McMaster researchers take a different approach


In 2017, researchers from McMaster Stem Cell and Cancer Research Institute decided to look at the bone marrow as a single ecosystem, considering both the diseased and the healthy cells. This study (1) was largely undertaken because of a lack of advancement in treatment options and the view from the research team that a completely new approach was required. 


Bone marrow is known to accumulate fat cells, but not the same as subcutaneous fat or visceral fat. This fat controls the health of the bone marrow. These fat cells, or adipocytes, are not energy stores but derived from stem cells rather like osteoblasts occur in the bones themselves; and they have an important function - they promote the generation of stem cells and new red blood cells (2).


‘Surprising’ action of Metformin


Mick Bhatia, a director and senior scientist with the McMaster Stem Cell and Cancer Research Institute, led the group that performed the three and a half year study.

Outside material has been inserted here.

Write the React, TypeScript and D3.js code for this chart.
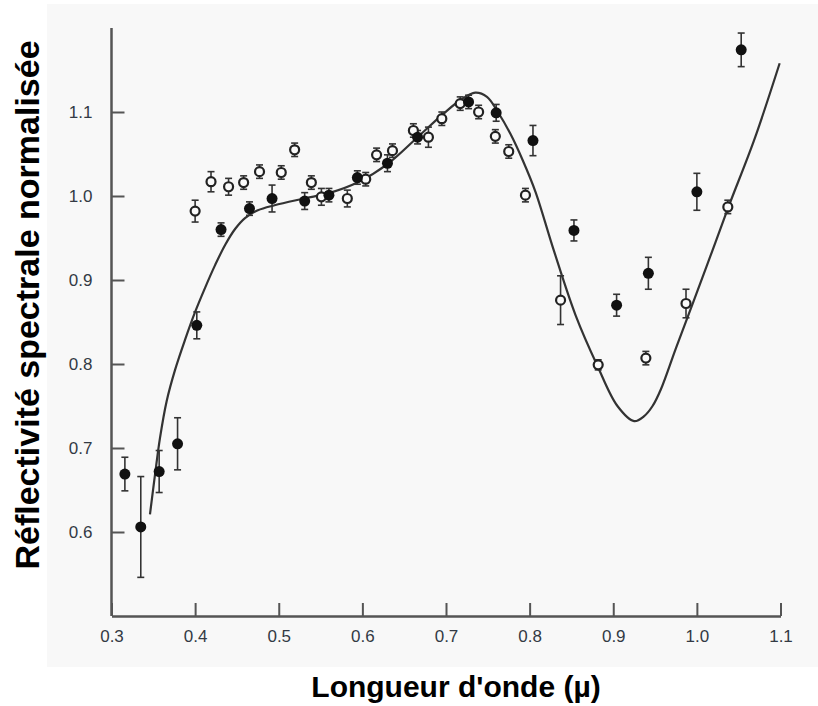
import React, { useEffect, useRef } from "react";
import * as d3 from "d3";

// Filled markers: wavelength (µm), normalised reflectance, 1-sigma error
const filledWave = [0.316, 0.335, 0.357, 0.379, 0.402, 0.431, 0.465, 0.492, 0.531, 0.56, 0.594, 0.63, 0.666, 0.727, 0.76, 0.804, 0.853, 0.904, 0.942, 1.0, 1.053];
const filledRefl = [0.669, 0.606, 0.672, 0.705, 0.846, 0.96, 0.985, 0.997, 0.994, 1.001, 1.022, 1.039, 1.07, 1.112, 1.099, 1.066, 0.959, 0.87, 0.908, 1.005, 1.174];
const filledErr = [0.02, 0.06, 0.025, 0.031, 0.016, 0.008, 0.008, 0.016, 0.01, 0.008, 0.008, 0.01, 0.008, 0.008, 0.01, 0.018, 0.0125, 0.013, 0.019, 0.022, 0.02];

// Open markers
const openWave = [0.4, 0.419, 0.44, 0.458, 0.477, 0.503, 0.519, 0.539, 0.551, 0.582, 0.604, 0.617, 0.636, 0.661, 0.679, 0.695, 0.717, 0.739, 0.759, 0.775, 0.795, 0.837, 0.882, 0.939, 0.987, 1.037];
const openRefl = [0.982, 1.017, 1.011, 1.016, 1.029, 1.028, 1.055, 1.016, 0.999, 0.997, 1.02, 1.049, 1.054, 1.078, 1.07, 1.092, 1.11, 1.1, 1.071, 1.053, 1.001, 0.876, 0.799, 0.807, 0.872, 0.987];
const openErr = [0.013, 0.012, 0.01, 0.008, 0.008, 0.008, 0.008, 0.008, 0.01, 0.01, 0.008, 0.008, 0.008, 0.008, 0.012, 0.008, 0.008, 0.008, 0.008, 0.008, 0.008, 0.029, 0.006, 0.008, 0.017, 0.008];

// Model spectrum
const modelWave = [0.346, 0.352, 0.358, 0.366, 0.376, 0.388, 0.4, 0.412, 0.424, 0.436, 0.448, 0.46, 0.475, 0.495, 0.53, 0.562, 0.594, 0.63, 0.666, 0.697, 0.717, 0.735, 0.749, 0.762, 0.777, 0.792, 0.807, 0.829, 0.855, 0.881, 0.905, 0.925, 0.937, 0.947, 0.957, 0.975, 0.995, 1.016, 1.037, 1.069, 1.099];
const modelRefl = [0.621, 0.668, 0.712, 0.756, 0.793, 0.829, 0.862, 0.891, 0.918, 0.942, 0.961, 0.974, 0.983, 0.989, 0.997, 1.004, 1.016, 1.038, 1.07, 1.098, 1.114, 1.123, 1.118, 1.1, 1.074, 1.042, 1.005, 0.935, 0.858, 0.798, 0.75, 0.732, 0.738, 0.75, 0.77, 0.819, 0.872, 0.928, 0.985, 1.068, 1.158];

const xTicks = [0.3, 0.4, 0.5, 0.6, 0.7, 0.8, 0.9, 1.0, 1.1];
const yTicks = [0.6, 0.7, 0.8, 0.9, 1.0, 1.1];

const W = 818;
const H = 706;
const FONT = "'Liberation Sans', Arial, Helvetica, sans-serif";

export default function App() {
  const ref = useRef<SVGSVGElement | null>(null);

  useEffect(() => {
    const svg = d3.select(ref.current);
    svg.selectAll("*").remove();

    const x = d3.scaleLinear().domain([0.3, 1.1]).range([111.5, 780.5]);
    const y = d3.scaleLinear().domain([0.5, 1.2]).range([616, 28]);

    svg.append("rect").attr("x", 47).attr("y", 4).attr("width", W - 47).attr("height", 663).attr("fill", "#f8f8f8");

    // axes with inward ticks
    const yAxis = d3.axisLeft(y).tickValues(yTicks).tickFormat(d3.format(".1f")).tickSizeInner(-13).tickSizeOuter(0).tickPadding(19);
    const gy = svg.append("g").attr("transform", `translate(${x(0.3)},0)`).call(yAxis);
    const xAxis = d3.axisBottom(x).tickValues(xTicks).tickFormat(d3.format(".1f")).tickSizeInner(-13).tickSizeOuter(0).tickPadding(14);
    const gx = svg.append("g").attr("transform", `translate(0,${y(0.5)})`).call(xAxis);

    [gx, gy].forEach((g) => {
      g.select(".domain").attr("stroke", "#555").attr("stroke-width", 2.5);
      g.selectAll(".tick line").attr("stroke", "#555").attr("stroke-width", 2);
      g.selectAll(".tick text").attr("font-family", FONT).attr("font-size", 17).attr("fill", "#333a44");
    });
    gy.select(".domain").attr("d", `M0,${y(0.5)}V${y(1.2)}`);

    // model curve
    const line = d3
      .line<number>()
      .x((_, i) => x(modelWave[i]))
      .y((d) => y(d))
      .curve(d3.curveCatmullRom.alpha(0.5));
    svg.append("path").attr("d", line(modelRefl)).attr("fill", "none").attr("stroke", "#333").attr("stroke-width", 2.2);

    const drawErr = (wave: number[], refl: number[], err: number[]) => {
      const g = svg.append("g").attr("stroke", "#333").attr("stroke-width", 1.6);
      wave.forEach((w, i) => {
        const cx = x(w);
        const y0 = y(refl[i] - err[i]);
        const y1 = y(refl[i] + err[i]);
        g.append("line").attr("x1", cx).attr("x2", cx).attr("y1", y0).attr("y2", y1);
        g.append("line").attr("x1", cx - 3.5).attr("x2", cx + 3.5).attr("y1", y0).attr("y2", y0);
        g.append("line").attr("x1", cx - 3.5).attr("x2", cx + 3.5).attr("y1", y1).attr("y2", y1);
      });
    };
    drawErr(openWave, openRefl, openErr);
    drawErr(filledWave, filledRefl, filledErr);

    svg
      .append("g")
      .selectAll("circle")
      .data(openWave)
      .join("circle")
      .attr("cx", (d) => x(d))
      .attr("cy", (_, i) => y(openRefl[i]))
      .attr("r", 4.5)
      .attr("fill", "#fafafa")
      .attr("stroke", "#222")
      .attr("stroke-width", 2.2);

    svg
      .append("g")
      .selectAll("circle")
      .data(filledWave)
      .join("circle")
      .attr("cx", (d) => x(d))
      .attr("cy", (_, i) => y(filledRefl[i]))
      .attr("r", 5.5)
      .attr("fill", "#111");

    // titles
    svg
      .append("text")
      .attr("transform", `translate(39,${305}) rotate(-90)`)
      .attr("text-anchor", "middle")
      .attr("font-family", FONT)
      .attr("font-weight", "bold")
      .attr("font-size", 34)
      .attr("fill", "#000")
      .text("Réflectivité spectrale normalisée");

    svg
      .append("text")
      .attr("x", 456)
      .attr("y", 697)
      .attr("text-anchor", "middle")
      .attr("font-family", FONT)
      .attr("font-weight", "bold")
      .attr("font-size", 30)
      .attr("fill", "#000")
      .text("Longueur d'onde (µ)");
  }, []);

  return (
    <svg
      ref={ref}
      width={W}
      height={H}
      viewBox={`0 0 ${W} ${H}`}
      style={{ position: "absolute", left: 0, top: 0, display: "block", background: "#fff" }}
    />
  );
}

Having collected bone marrow samples from three different medical centres, the drug they used was the diabetes drug Metformin, normally used to cut blood sugar.  

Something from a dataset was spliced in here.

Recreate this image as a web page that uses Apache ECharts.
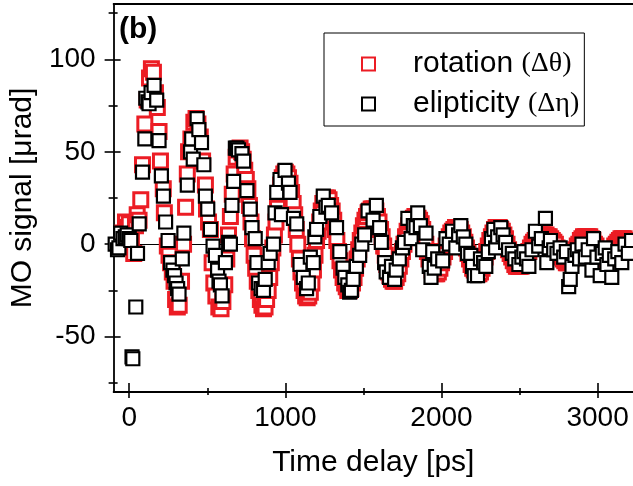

In this study, metformin (which is known to increase the generation of bone marrow fat), surprised the scientists as it was shown to activate red blood cell generation in the bone marrow, resulting in the cancer cells being suppressed and crowded out.


The researchers concluded that Metformin offered the opportunity to be used in conjunction with other treatments, or even on its own.


Go to: Review of Metformin as an off-label cancer drug





  1. Acute myeloid leukaemia disrupts endogenous myelo-erythropoiesis by compromising the adipocyte bone marrow niche; Allison L. Boyd et al;  Nature Cell Biology, 2017;

  2. Bone marrow adipocytes promote the regeneration of stem cells and haematopoiesis by secreting SCF; Bo O Zhou et al; Nature Cell Biology, 2017 Aug;19(8):891-903.